Why This Investor Is Focusing on ‘Broken Condo Units’

Real Estate

Granite Realty Partners has completed fundraising for an investment vehicle that will de-covert condominiums. The company’s strategy is to purchase what it calls “broken condo units,” and convert the property from condominium complex into an apartment building.

Granite has already been busy purchasing qualifying condo units. The company currently owns 1,500 units in Illinois and Florida, and it has already completed the condo de-conversion business plan in four properties. Plus, Granite has a current pipeline of four projects totaling more than 1,200 units. These properties are well located but have not been successful as condo projects due to timing or home buying market conditions.

There has been past investor interest in what has been called fractured condo properties. Following the Financial Crisis in 2008, many condo projects were forced into apartment structures when the units didn’t sell. In some cases, a portion of the units had sold, while others were leased, but in all cases, the original property had been entitled and build as a condo project. In 2016 and 2017, there was increasing investor interest to purchase these deals. Berkadia, for example, purchased $60 million in fractured condo deals in Florida back in 2016 when these deals were growing in popularity.

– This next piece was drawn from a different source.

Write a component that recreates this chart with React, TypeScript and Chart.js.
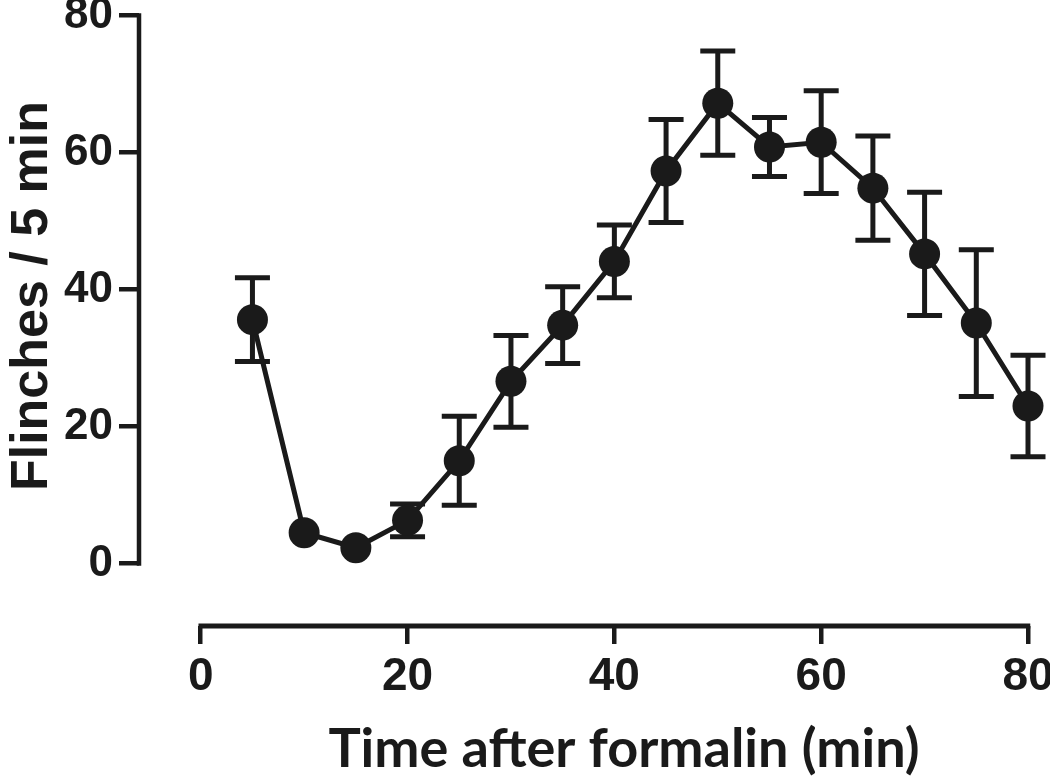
import React, { useEffect, useRef } from 'react';
import { Chart, registerables } from 'chart.js';

Chart.register(...registerables);

// ---- data ----
const times = [5, 10, 15, 20, 25, 30, 35, 40, 45, 50, 55, 60, 65, 70, 75, 80];
const flinches = [35.6, 4.5, 2.3, 6.3, 15.0, 26.6, 34.8, 44.1, 57.3, 67.2, 60.8, 61.5, 54.8, 45.2, 35.1, 23.0];
const sem = [6.1, 0, 0, 2.4, 6.5, 6.7, 5.6, 5.3, 7.5, 7.6, 4.3, 7.5, 7.6, 9.0, 10.7, 7.4];
const xTicks = [0, 20, 40, 60, 80];
const yTicks = [0, 20, 40, 60, 80];
const xTitle = 'Time after formalin (min)';
const yTitle = 'Flinches / 5 min';

const INK = '#1a1a1a';

const customPlugin = {
  id: 'prismStyle',
  beforeDatasetsDraw(chart: any) {
    const { ctx, scales } = chart;
    const x = scales.x;
    const y = scales.y;
    ctx.save();
    ctx.strokeStyle = INK;
    ctx.lineWidth = 5;
    ctx.lineCap = 'butt';
    const capHalf = 17.5;
    times.forEach((t, i) => {
      if (!sem[i]) return;
      const px = x.getPixelForValue(t);
      const top = y.getPixelForValue(flinches[i] + sem[i]);
      const bot = y.getPixelForValue(flinches[i] - sem[i]);
      ctx.beginPath();
      ctx.moveTo(px, top);
      ctx.lineTo(px, bot);
      ctx.moveTo(px - capHalf, top);
      ctx.lineTo(px + capHalf, top);
      ctx.moveTo(px - capHalf, bot);
      ctx.lineTo(px + capHalf, bot);
      ctx.stroke();
    });
    ctx.restore();
  },
  afterDraw(chart: any) {
    const { ctx, scales, chartArea } = chart;
    const x = scales.x;
    const y = scales.y;
    ctx.save();
    ctx.strokeStyle = INK;
    ctx.lineWidth = 5;
    // x axis line (offset below the plot, from 0 to 80)
    const xy = chartArea.bottom;
    ctx.beginPath();
    ctx.moveTo(x.getPixelForValue(xTicks[0]) - 2.25, xy);
    ctx.lineTo(x.getPixelForValue(xTicks[xTicks.length - 1]) + 2.25, xy);
    ctx.stroke();
    // y axis line (from 0 to 80)
    const yx = chartArea.left;
    ctx.lineWidth = 4.5;
    ctx.beginPath();
    ctx.moveTo(yx, y.getPixelForValue(yTicks[0]) + 2.25);
    ctx.lineTo(yx, y.getPixelForValue(yTicks[yTicks.length - 1]) - 2.25);
    ctx.stroke();

    // axis titles
    ctx.fillStyle = INK;
    ctx.textAlign = 'center';
    ctx.textBaseline = 'alphabetic';
    ctx.font = 'bold 54px Lato, "Open Sans", sans-serif';
    ctx.fillText(xTitle, 624, 767);

    ctx.translate(47, 296);
    ctx.rotate(-Math.PI / 2);
    ctx.font = 'bold 52px "Liberation Sans", Arial, sans-serif';
    ctx.fillText(yTitle, 0, 0);
    ctx.restore();
  },
};

export default function App() {
  const canvasRef = useRef<HTMLCanvasElement | null>(null);

  useEffect(() => {
    if (!canvasRef.current) return;
    const chart = new Chart(canvasRef.current, {
      type: 'line',
      data: {
        datasets: [
          {
            label: 'Flinches',
            data: times.map((t, i) => ({ x: t, y: flinches[i] })),
            borderColor: INK,
            backgroundColor: INK,
            borderWidth: 5,
            pointRadius: 15.5,
            pointBorderWidth: 0,
            pointBackgroundColor: INK,
            pointHoverRadius: 15.5,
            tension: 0,
            clip: false as any,
          },
        ],
      },
      options: {
        animation: false,
        responsive: true,
        maintainAspectRatio: false,
        events: [],
        layout: { padding: { top: 15.5, right: 22, bottom: 0, left: 0 } },
        plugins: {
          legend: { display: false },
          tooltip: { enabled: false },
          title: { display: false },
        },
        scales: {
          x: {
            type: 'linear',
            min: -5.97,
            max: 80,
            afterBuildTicks: (scale: any) => {
              scale.ticks = xTicks.map((v) => ({ value: v }));
            },
            afterFit: (scale: any) => {
              scale.height = 153;
              scale.paddingLeft = 0;
              scale.paddingRight = 0;
            },
            border: { display: false },
            grid: {
              display: true,
              drawOnChartArea: false,
              drawTicks: true,
              tickLength: 18,
              lineWidth: 4.5,
              color: INK,
            },
            ticks: {
              color: INK,
              padding: 10,
              maxRotation: 0,
              autoSkip: false,
              font: { family: '"Liberation Sans", Arial, sans-serif', weight: 'bold', size: 46, lineHeight: 1 },
            },
          },
          y: {
            type: 'linear',
            min: -9.12,
            max: 80,
            afterBuildTicks: (scale: any) => {
              scale.ticks = yTicks.map((v) => ({ value: v }));
            },
            afterFit: (scale: any) => {
              scale.width = 139;
              scale.paddingTop = 0;
              scale.paddingBottom = 0;
            },
            border: { display: false },
            grid: {
              display: true,
              drawOnChartArea: false,
              drawTicks: true,
              tickLength: 20,
              lineWidth: 4.5,
              color: INK,
            },
            ticks: {
              color: INK,
              padding: 6,
              autoSkip: false,
              font: { family: '"Liberation Sans", Arial, sans-serif', weight: 'bold', size: 44, lineHeight: 1 },
            },
          },
        },
      },
      plugins: [customPlugin],
    });
    return () => chart.destroy();
  }, []);

  return (
    <div style={{ position: 'absolute', left: 0, top: 0, width: 1050, height: 779, background: '#fff' }}>
      <canvas ref={canvasRef} />
    </div>
  );
}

In many ways, these properties were stigmatized for their failure to launch, and presented challenges in purchasing them and securing financing. MetroGroup Realty Finance once spoke on the matter, saying that any fractured condo deals would need to be “structured in a manner that gives the lender all of its normal underwriting sizing guidelines, while also providing the operator the flexibility to execute its business plan.”

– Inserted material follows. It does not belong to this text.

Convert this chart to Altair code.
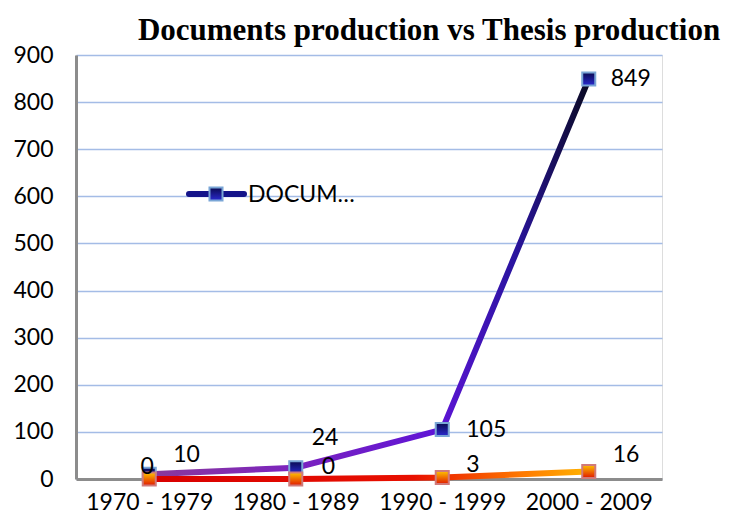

Many of these investors, however, purchased condo properties operating as apartments with plans to convert them back into condos as the market improved. More recently, the opposite trend has also been true. Growing demand for for-sale housing has made well-located and high-end apartment buildings investor fodder for a conversion from apartments into condominiums. This trend has been popular in coastal markets, like Los Angeles and San Francisco, with limited developable land and strong buyer demand, according to a report from the Los Angeles Times.

Granite’s broken condominium de-conversion projects, on the other hand, are a new take on this trend, because the firm is focusing on properties that are currently struggling to operate as built. Granite started operating in this space in 2017 with the purchase of individual condominium units at the Village at Town Center, in Davenport, Florida. The property, much like the fractured condo units, was built in 2006 as a condo project, but failed to sell due to the Financial Crisis and had not been converted into an apartment building. Granite gained control of the units and converted the property into an apartment complex, generating a 20% return on renovation costs. The first deal illustrates the potential profitability of these projects.

Granite completed two similar projects in 2018 under the same business model, and has continued to grow its pipeline since. It is specifically targeting struggling condo communities in good locations that would benefit from a change in ownership structure.